In this lesson, we will explore various forecasting techniques that can assist in making informed financial decisions. We will dive into sales forecasting, cash flow forecasting, and other techniques that can help you interpret and analyze forecasted financial data.

1. Sales Forecasting

Sales forecasting is the process of estimating future sales based on historical data and market trends. It helps entrepreneurs plan their production, inventory, and marketing strategies. Here are some common methods used for sales forecasting:

A. Historical Data Analysis

Analyze past sales data to identify patterns and trends. This method assumes that history tends to repeat itself, and past sales can be used to predict future sales.

B. Market Research

Conduct market research to understand customer preferences, industry trends, and competitor analysis. This method involves gathering information about your target market and using it to forecast sales.

C. Expert Opinions

Consult industry experts or professional associations for their insights on market conditions and trends. This method involves gathering opinions from knowledgeable individuals who can provide valuable information for sales forecasting.

D. Regression Analysis

Use statistical techniques like regression analysis to determine the relationship between sales and various factors such as price, advertising expenditure, or customer demographics. This method can help identify the key drivers of sales and predict future sales based on those factors.

2. Cash Flow Forecasting

Cash flow forecasting involves estimating the flow of cash into and out of your business over a specific period. It helps entrepreneurs plan their cash requirements and identify potential cash flow issues.

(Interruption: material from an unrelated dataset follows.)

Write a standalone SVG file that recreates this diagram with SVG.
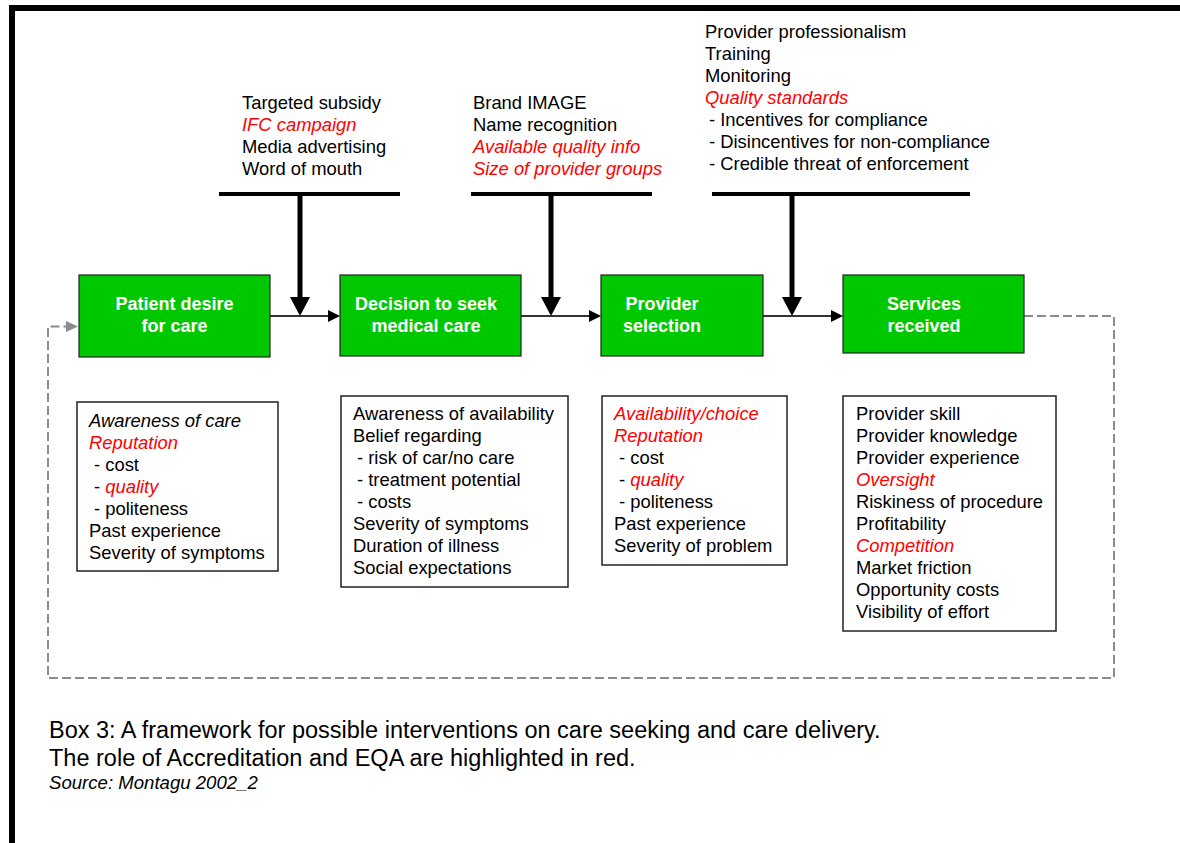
<svg xmlns="http://www.w3.org/2000/svg" width="1180" height="843" viewBox="0 0 1180 843">
<style>
  text { font-family: "Liberation Sans", Arial, sans-serif; }
  .t { font-size: 18.4px; fill: #000; }
  .r { fill: #ff0000; font-style: italic; }
  .i { font-style: italic; }
  .g { fill: #00c800; stroke: #222; stroke-width: 1.2; }
  .gt { font-size: 18px; font-weight: bold; fill: #fff; text-anchor: middle; }
  .box { fill: #fff; stroke: #222; stroke-width: 1.5; }
  .bar { stroke: #000; stroke-width: 4; fill: none; }
  .down { stroke: #000; stroke-width: 5; fill: none; }
  .flow { stroke: #333; stroke-width: 2; fill: none; }
  .dash { stroke: #8c8c8c; stroke-width: 2; fill: none; stroke-dasharray: 9 4; }
  .cap { font-size: 23.5px; fill: #000; }
</style>
<defs>
  <marker id="ah" markerUnits="userSpaceOnUse" markerWidth="12" markerHeight="12" refX="0" refY="6" orient="auto">
    <path d="M0,0 L12,6 L0,12 Z" fill="#000"/>
  </marker>
  <marker id="ahd" markerUnits="userSpaceOnUse" markerWidth="20" markerHeight="20" refX="0" refY="10" orient="auto">
    <path d="M0,0 L19,10 L0,20 Z" fill="#000"/>
  </marker>
  <marker id="ahg" markerUnits="userSpaceOnUse" markerWidth="12" markerHeight="12" refX="0" refY="5.5" orient="auto">
    <path d="M0,0 L12,5.5 L0,11 Z" fill="#8c8c8c"/>
  </marker>
</defs>
<rect width="1180" height="843" fill="#fff"/>
<!-- frame -->
<path d="M12,843 V8 H1180" stroke="#000" stroke-width="6" fill="none"/>

<!-- intervention text groups -->
<g id="interventions-1">
  <text class="t" x="242" y="109">Targeted subsidy</text>
  <text class="t r" x="242" y="131">IFC campaign</text>
  <text class="t" x="242" y="153">Media advertising</text>
  <text class="t" x="242" y="175">Word of mouth</text>
</g>
<g id="interventions-2">
  <text class="t" x="473" y="109">Brand IMAGE</text>
  <text class="t" x="473" y="131">Name recognition</text>
  <text class="t r" x="473" y="153">Available quality info</text>
  <text class="t r" x="473" y="175">Size of provider groups</text>
</g>
<g id="interventions-3">
  <text class="t" x="705" y="38">Provider professionalism</text>
  <text class="t" x="705" y="60">Training</text>
  <text class="t" x="705" y="82">Monitoring</text>
  <text class="t r" x="705" y="104">Quality standards</text>
  <text class="t" x="709" y="126">- Incentives for compliance</text>
  <text class="t" x="709" y="148">- Disincentives for non-compliance</text>
  <text class="t" x="709" y="170">- Credible threat of enforcement</text>
</g>

<!-- connectors -->
<g id="connectors">
  <line class="bar" x1="219" y1="194" x2="400" y2="194"/>
  <line class="bar" x1="471" y1="194" x2="652" y2="194"/>
  <line class="bar" x1="712" y1="194" x2="970" y2="194"/>
  <line class="down" x1="300" y1="194" x2="300" y2="297" marker-end="url(#ahd)"/>
  <line class="down" x1="551" y1="194" x2="551" y2="297" marker-end="url(#ahd)"/>
  <line class="down" x1="792" y1="194" x2="792" y2="297" marker-end="url(#ahd)"/>
  <line class="flow" x1="270" y1="316" x2="328" y2="316" marker-end="url(#ah)"/>
  <line class="flow" x1="521" y1="316" x2="589" y2="316" marker-end="url(#ah)"/>
  <line class="flow" x1="763" y1="316" x2="831" y2="316" marker-end="url(#ah)"/>
  <path class="dash" d="M1024,316 H1114 V678 H48 V326.5 H66" marker-end="url(#ahg)"/>
</g>

<!-- process nodes -->
<g id="patient-desire">
  <rect class="g" x="79" y="275" width="191" height="82"/>
  <text class="gt" x="174.5" y="310">Patient desire</text>
  <text class="gt" x="174.5" y="332">for care</text>
</g>
<g id="decision-to-seek">
  <rect class="g" x="340" y="275" width="181" height="81"/>
  <text class="gt" x="426" y="310">Decision to seek</text>
  <text class="gt" x="426" y="332">medical care</text>
</g>
<g id="provider-selection">
  <rect class="g" x="601" y="275" width="162" height="81"/>
  <text class="gt" x="662" y="310">Provider</text>
  <text class="gt" x="662" y="332">selection</text>
</g>
<g id="services-received">
  <rect class="g" x="843" y="275" width="181" height="78"/>
  <text class="gt" x="924" y="310">Services</text>
  <text class="gt" x="924" y="332">received</text>
</g>

<!-- factor boxes -->
<g id="factors-patient">
  <rect class="box" x="77" y="402" width="201" height="169"/>
  <text class="t i" x="89" y="427">Awareness of care</text>
  <text class="t r" x="89" y="449">Reputation</text>
  <text class="t" x="94" y="471">- cost</text>
  <text class="t" x="94" y="493">- <tspan class="r">quality</tspan></text>
  <text class="t" x="94" y="515">- politeness</text>
  <text class="t" x="89" y="537">Past experience</text>
  <text class="t" x="89" y="559">Severity of symptoms</text>
</g>
<g id="factors-decision">
  <rect class="box" x="341" y="396" width="227" height="191"/>
  <text class="t" x="353" y="420">Awareness of availability</text>
  <text class="t" x="353" y="442">Belief regarding</text>
  <text class="t" x="357" y="464">- risk of car/no care</text>
  <text class="t" x="357" y="486">- treatment potential</text>
  <text class="t" x="357" y="508">- costs</text>
  <text class="t" x="353" y="530">Severity of symptoms</text>
  <text class="t" x="353" y="552">Duration of illness</text>
  <text class="t" x="353" y="574">Social expectations</text>
</g>
<g id="factors-provider">
  <rect class="box" x="602" y="396" width="185" height="169"/>
  <text class="t r" x="614" y="420">Availability/choice</text>
  <text class="t r" x="614" y="442">Reputation</text>
  <text class="t" x="619" y="464">- cost</text>
  <text class="t" x="619" y="486">- <tspan class="r">quality</tspan></text>
  <text class="t" x="619" y="508">- politeness</text>
  <text class="t" x="614" y="530">Past experience</text>
  <text class="t" x="614" y="552">Severity of problem</text>
</g>
<g id="factors-services">
  <rect class="box" x="843" y="396" width="213" height="235"/>
  <text class="t" x="856" y="420">Provider skill</text>
  <text class="t" x="856" y="442">Provider knowledge</text>
  <text class="t" x="856" y="464">Provider experience</text>
  <text class="t r" x="856" y="486">Oversight</text>
  <text class="t" x="856" y="508">Riskiness of procedure</text>
  <text class="t" x="856" y="530">Profitability</text>
  <text class="t r" x="856" y="552">Competition</text>
  <text class="t" x="856" y="574">Market friction</text>
  <text class="t" x="856" y="596">Opportunity costs</text>
  <text class="t" x="856" y="618">Visibility of effort</text>
</g>

<!-- caption -->
<g id="caption">
  <text class="cap" x="49" y="738">Box 3: A framework for possible interventions on care seeking and care delivery.</text>
  <text class="cap" x="49" y="766">The role of Accreditation and EQA are highlighted in red.</text>
  <text class="t i" x="49" y="789" style="font-size:18.6px">Source: Montagu 2002_2</text>
</g>
</svg>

Here are a few methods used for cash flow forecasting:

A. Direct Cash Flow Forecasting

This method involves estimating cash inflows and outflows directly based on expected sales, expenses, and other cash transactions. It provides a detailed view of how cash will be generated and used in the business.

B. Indirect Cash Flow Forecasting

Indirect cash flow forecasting starts with your business’s profit and loss statement and balance sheet. By adjusting for non-cash items like depreciation and changes in working capital, you can estimate the cash flow generated or used by your business.

C. Rolling Cash Flow Forecasting

Rolling cash flow forecasting involves regularly updating your cash flow forecast based on actual cash flows and adjusting future forecasts accordingly. This method allows you to monitor and adjust your forecast as the business progresses.

3. Other Forecasting Techniques

Apart from sales and cash flow forecasting, there are several other techniques that can assist in financial decision-making. Here are a few worth exploring:

A. Trend Analysis

Trend analysis involves identifying and analyzing long-term patterns or trends in financial data. It helps entrepreneurs make predictions about future financial performance based on historical trends.

B. Monte Carlo Simulation

Monte Carlo simulation is a probability-based technique that models different possible outcomes based on a range of inputs and their probabilities. It can be used to assess the range of potential financial outcomes and their likelihood.

C. Scenario Analysis

Scenario analysis involves creating multiple scenarios by varying key assumptions or variables to assess the impact on financial performance. It helps entrepreneurs understand the potential risks and opportunities associated with different scenarios.

Conclusion

Forecasting techniques play a vital role in financial decision-making. Sales forecasting helps plan production, inventory, and marketing strategies, while cash flow forecasting assists in managing cash requirements. Additionally, other techniques like trend analysis, Monte Carlo simulation, and scenario analysis provide valuable insights into future financial outcomes. By exploring and utilizing various forecasting techniques, entrepreneurs can make informed decisions and adapt their financial plan according to actual performance.